OBJECTIVE = Write the data out again exactly, with no pictures.

SOURCE MATERIAL =

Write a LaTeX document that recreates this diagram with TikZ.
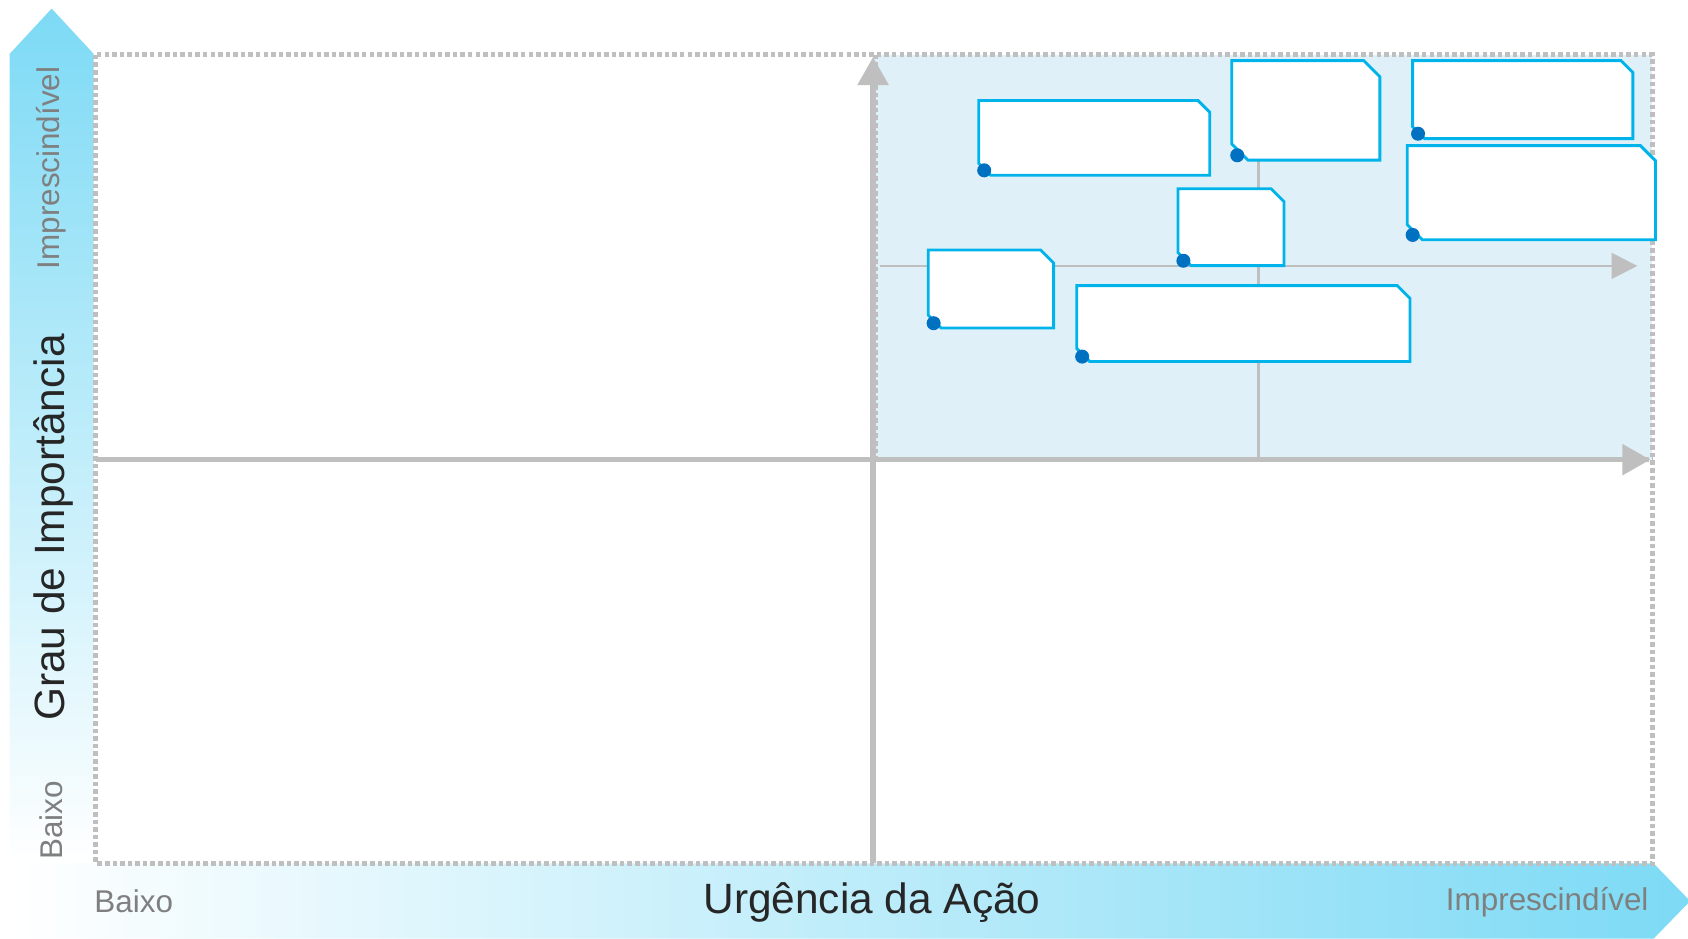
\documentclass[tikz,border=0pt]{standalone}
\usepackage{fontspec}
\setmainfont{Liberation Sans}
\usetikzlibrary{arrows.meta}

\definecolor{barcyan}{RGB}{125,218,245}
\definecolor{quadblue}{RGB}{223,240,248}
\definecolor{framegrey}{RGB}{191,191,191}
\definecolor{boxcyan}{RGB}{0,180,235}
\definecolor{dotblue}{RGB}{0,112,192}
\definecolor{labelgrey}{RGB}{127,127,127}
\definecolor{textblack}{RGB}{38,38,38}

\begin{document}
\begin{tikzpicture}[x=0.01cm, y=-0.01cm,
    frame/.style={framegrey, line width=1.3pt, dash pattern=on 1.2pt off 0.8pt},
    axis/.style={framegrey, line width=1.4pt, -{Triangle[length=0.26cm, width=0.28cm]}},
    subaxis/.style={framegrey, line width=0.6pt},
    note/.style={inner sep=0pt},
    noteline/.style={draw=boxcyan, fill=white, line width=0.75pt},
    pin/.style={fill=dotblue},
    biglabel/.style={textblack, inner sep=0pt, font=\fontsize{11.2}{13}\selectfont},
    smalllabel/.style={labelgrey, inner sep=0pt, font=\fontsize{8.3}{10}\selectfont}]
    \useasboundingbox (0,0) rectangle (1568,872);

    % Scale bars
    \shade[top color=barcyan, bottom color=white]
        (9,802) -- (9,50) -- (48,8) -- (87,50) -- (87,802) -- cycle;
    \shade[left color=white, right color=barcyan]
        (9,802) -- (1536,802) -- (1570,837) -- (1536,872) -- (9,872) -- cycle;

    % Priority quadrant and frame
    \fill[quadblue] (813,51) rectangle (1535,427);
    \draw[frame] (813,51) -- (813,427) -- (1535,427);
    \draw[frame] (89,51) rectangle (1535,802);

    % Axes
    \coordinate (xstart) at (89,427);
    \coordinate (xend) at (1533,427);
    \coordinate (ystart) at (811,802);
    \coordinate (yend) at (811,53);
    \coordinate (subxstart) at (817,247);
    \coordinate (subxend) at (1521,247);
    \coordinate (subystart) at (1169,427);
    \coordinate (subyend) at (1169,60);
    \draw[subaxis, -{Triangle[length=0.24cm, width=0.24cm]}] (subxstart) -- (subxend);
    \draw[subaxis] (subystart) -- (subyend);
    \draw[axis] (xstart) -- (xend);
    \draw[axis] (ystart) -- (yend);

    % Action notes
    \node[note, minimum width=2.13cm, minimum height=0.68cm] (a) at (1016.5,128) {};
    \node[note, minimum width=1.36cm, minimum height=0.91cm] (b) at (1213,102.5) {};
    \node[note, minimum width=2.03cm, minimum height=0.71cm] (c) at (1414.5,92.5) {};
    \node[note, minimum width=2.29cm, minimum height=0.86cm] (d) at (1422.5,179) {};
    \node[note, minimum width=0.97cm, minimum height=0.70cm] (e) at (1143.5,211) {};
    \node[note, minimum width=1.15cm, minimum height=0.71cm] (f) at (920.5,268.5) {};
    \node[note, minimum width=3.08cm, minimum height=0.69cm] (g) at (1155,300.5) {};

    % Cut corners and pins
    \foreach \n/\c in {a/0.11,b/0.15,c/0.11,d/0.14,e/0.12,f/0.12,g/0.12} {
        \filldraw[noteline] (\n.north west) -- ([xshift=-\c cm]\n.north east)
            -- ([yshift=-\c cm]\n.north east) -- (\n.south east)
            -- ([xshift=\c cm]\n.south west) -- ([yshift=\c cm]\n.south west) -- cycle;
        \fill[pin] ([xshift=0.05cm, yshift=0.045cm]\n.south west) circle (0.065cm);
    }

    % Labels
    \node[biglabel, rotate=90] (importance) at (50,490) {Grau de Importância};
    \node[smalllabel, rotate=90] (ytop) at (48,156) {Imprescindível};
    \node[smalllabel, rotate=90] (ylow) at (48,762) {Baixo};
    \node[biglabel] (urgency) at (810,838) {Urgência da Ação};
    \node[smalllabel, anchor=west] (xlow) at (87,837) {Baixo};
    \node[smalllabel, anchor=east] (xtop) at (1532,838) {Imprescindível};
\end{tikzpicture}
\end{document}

WORKED SOLUTION =
Write a LaTeX document that recreates this diagram with TikZ.
\documentclass[tikz,border=0pt]{standalone}
\usepackage{fontspec}
\setmainfont{Liberation Sans}
\usetikzlibrary{arrows.meta}

\definecolor{barcyan}{RGB}{125,218,245}
\definecolor{quadblue}{RGB}{223,240,248}
\definecolor{framegrey}{RGB}{191,191,191}
\definecolor{boxcyan}{RGB}{0,180,235}
\definecolor{dotblue}{RGB}{0,112,192}
\definecolor{labelgrey}{RGB}{127,127,127}
\definecolor{textblack}{RGB}{38,38,38}

\begin{document}
\begin{tikzpicture}[x=0.01cm, y=-0.01cm,
    frame/.style={framegrey, line width=1.3pt, dash pattern=on 1.2pt off 0.8pt},
    axis/.style={framegrey, line width=1.4pt, -{Triangle[length=0.26cm, width=0.28cm]}},
    subaxis/.style={framegrey, line width=0.6pt},
    note/.style={inner sep=0pt},
    noteline/.style={draw=boxcyan, fill=white, line width=0.75pt},
    pin/.style={fill=dotblue},
    biglabel/.style={textblack, inner sep=0pt, font=\fontsize{11.2}{13}\selectfont},
    smalllabel/.style={labelgrey, inner sep=0pt, font=\fontsize{8.3}{10}\selectfont}]
    \useasboundingbox (0,0) rectangle (1568,872);

    % Scale bars
    \shade[top color=barcyan, bottom color=white]
        (9,802) -- (9,50) -- (48,8) -- (87,50) -- (87,802) -- cycle;
    \shade[left color=white, right color=barcyan]
        (9,802) -- (1536,802) -- (1570,837) -- (1536,872) -- (9,872) -- cycle;

    % Priority quadrant and frame
    \fill[quadblue] (813,51) rectangle (1535,427);
    \draw[frame] (813,51) -- (813,427) -- (1535,427);
    \draw[frame] (89,51) rectangle (1535,802);

    % Axes
    \coordinate (xstart) at (89,427);
    \coordinate (xend) at (1533,427);
    \coordinate (ystart) at (811,802);
    \coordinate (yend) at (811,53);
    \coordinate (subxstart) at (817,247);
    \coordinate (subxend) at (1521,247);
    \coordinate (subystart) at (1169,427);
    \coordinate (subyend) at (1169,60);
    \draw[subaxis, -{Triangle[length=0.24cm, width=0.24cm]}] (subxstart) -- (subxend);
    \draw[subaxis] (subystart) -- (subyend);
    \draw[axis] (xstart) -- (xend);
    \draw[axis] (ystart) -- (yend);

    % Action notes
    \node[note, minimum width=2.13cm, minimum height=0.68cm] (a) at (1016.5,128) {};
    \node[note, minimum width=1.36cm, minimum height=0.91cm] (b) at (1213,102.5) {};
    \node[note, minimum width=2.03cm, minimum height=0.71cm] (c) at (1414.5,92.5) {};
    \node[note, minimum width=2.29cm, minimum height=0.86cm] (d) at (1422.5,179) {};
    \node[note, minimum width=0.97cm, minimum height=0.70cm] (e) at (1143.5,211) {};
    \node[note, minimum width=1.15cm, minimum height=0.71cm] (f) at (920.5,268.5) {};
    \node[note, minimum width=3.08cm, minimum height=0.69cm] (g) at (1155,300.5) {};

    % Cut corners and pins
    \foreach \n/\c in {a/0.11,b/0.15,c/0.11,d/0.14,e/0.12,f/0.12,g/0.12} {
        \filldraw[noteline] (\n.north west) -- ([xshift=-\c cm]\n.north east)
            -- ([yshift=-\c cm]\n.north east) -- (\n.south east)
            -- ([xshift=\c cm]\n.south west) -- ([yshift=\c cm]\n.south west) -- cycle;
        \fill[pin] ([xshift=0.05cm, yshift=0.045cm]\n.south west) circle (0.065cm);
    }

    % Labels
    \node[biglabel, rotate=90] (importance) at (50,490) {Grau de Importância};
    \node[smalllabel, rotate=90] (ytop) at (48,156) {Imprescindível};
    \node[smalllabel, rotate=90] (ylow) at (48,762) {Baixo};
    \node[biglabel] (urgency) at (810,838) {Urgência da Ação};
    \node[smalllabel, anchor=west] (xlow) at (87,837) {Baixo};
    \node[smalllabel, anchor=east] (xtop) at (1532,838) {Imprescindível};
\end{tikzpicture}
\end{document}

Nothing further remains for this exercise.